MRF's Caregiver Support Guide

Things to Remember…

WHEN YOUR PARENT IS THE PATIENT

WHEN THE PATIENT IS YOUR CHILD

Although you will always be “the child” in the eyes of your parents, sometimes it becomes necessary for your roles to change. Finances, insurance, nursing homes and home health care are just a few of the difficult topics that will need to be discussed. Another area of concern is the ability, or lack thereof, of the parent to maintain independence. Whether it is regarding driving, shopping, living alone or decision making, the parent will likely feel angry and as if their rights are being taken away. Don’t take this anger personally. Try not to argue with your parent — or humor him, either. Simply acknowledge his feelings: “I’m sorry you are feeling that way…”. The parent may also be overcome with guilt as they watch their children become their caregivers. Facing a life-limiting illness can be a lonely process. Reassure your parent that he/she is not alone, and that you will be a solid source of support throughout this process.

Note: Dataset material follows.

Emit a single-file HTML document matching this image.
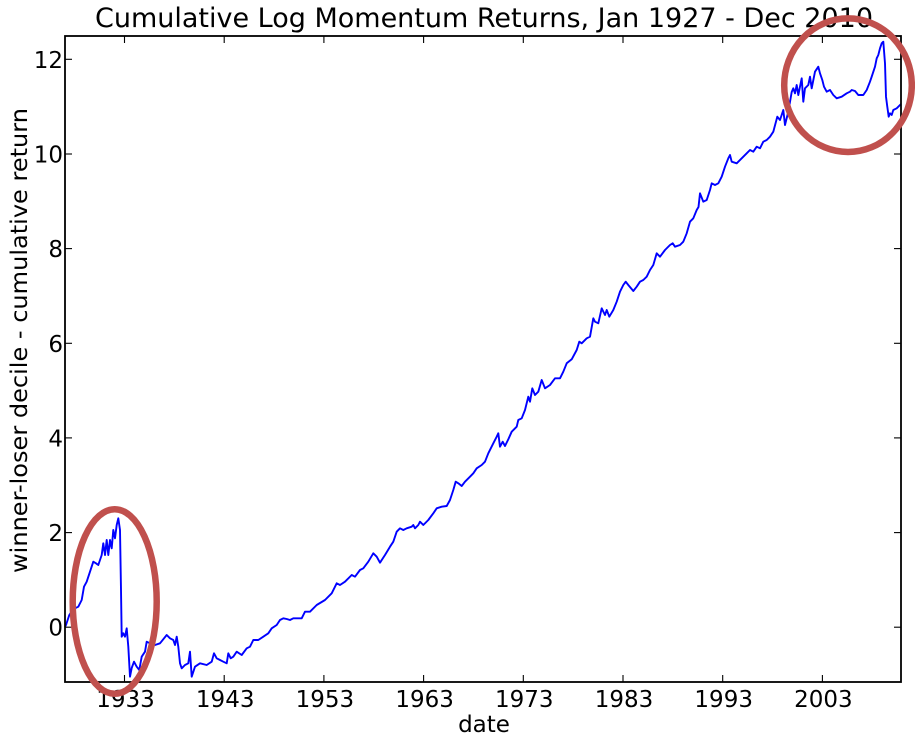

Everyone agrees that parents are not supposed to outlive their children. Nothing will erase the pain and anguish that a parent will experience while caring for their child with cancer. Anger and guilt may overwhelm you at times so it will be important to share your feelings with your partner, your loved ones and maybe even a mental health professional. The dual role of being a parent and a caregiver can be physically and emotionally draining, so take all the help you can get during this time. Sharing stories, looking through old photos and simply spending time together may help ease some of the pain you are experiencing. Encourage honest communication about the disease process, how your child is handling their diagnosis, and how it has affected his/her life. Oftentimes, the patient will try to protect their parent/caregiver by stifling their thoughts and feelings. They may make statements, ask questions, or display behavior that indirectly reflects how they are feeling. Look for these cues, and try to create a safe and loving space for honest dialogue. Allow them to grieve for their losses.